SEC whistleblower awards paid to three individuals.

In what looks like a first for the agency, the SEC paid awards to whistleblowers who provided information during an ongoing investigation.

The Securities and Exchange Commission will pay whistleblower awards totaling nearly $2 million  to three individuals, the agency announced Tuesday.

For what seems to be the first time, the SEC will pay whistleblower awards for help in an ongoing investigation.

The whistleblower who provided information that prompted the SEC to start looking into the matter and continued to provide assistance throughout the investigation will receive the largest chunk of the award – $1.8 million. The other two will receive SEC whistleblower awards of $65,000 each for providing information after the investigation had already begun.

“We’re seeing a significant uptick in whistleblower tips over prior years, and we believe that’s attributable to increased public awareness of our program and the tens of millions of dollars we’ve paid to whistleblowers for information that helped us bring successful enforcement actions,” said Sean McKessy, chief of the SEC’s Office of the Whistleblower.
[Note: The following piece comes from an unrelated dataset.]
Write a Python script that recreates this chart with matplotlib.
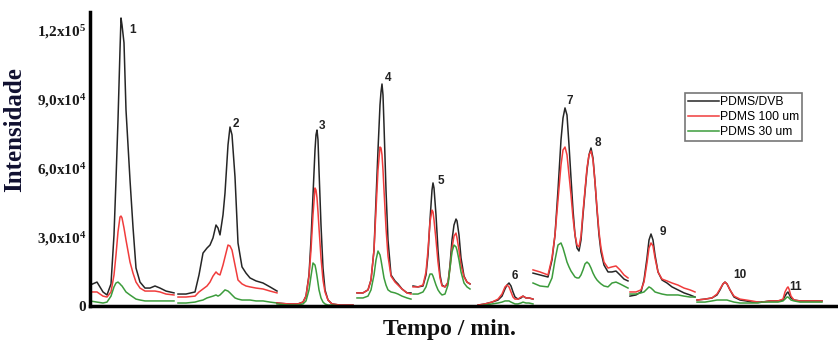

The SEC does not disclose any information that may directly or indirectly reveal the identity of its whistleblowers, so further details about the case were not made available.

When monetary sanctions are larger than $1 million, SEC whistleblowers are eligible to receive between 10 and 30 percent of the money collected. One of the largest SEC whistleblower award ever issued went to an international whistleblower represented by Phillips & Cohen LLP. He was awarded more than $32 million in 2014 for significant help in exposing and stopping a massive securities fraud.

Since the inception of the program in 2011, more than $57 million in SEC whistleblower awards have been paid out to 26 whistleblowers. Three Phillips & Cohen clients have received more than half of the total whistleblower awards.

The whistleblower awards are another sign the SEC remains committed to treating whistleblowers as a valuable asset to fight securities and financial fraud. Without the unique knowledge brought by whistleblowers, many fraud schemes would go undetected.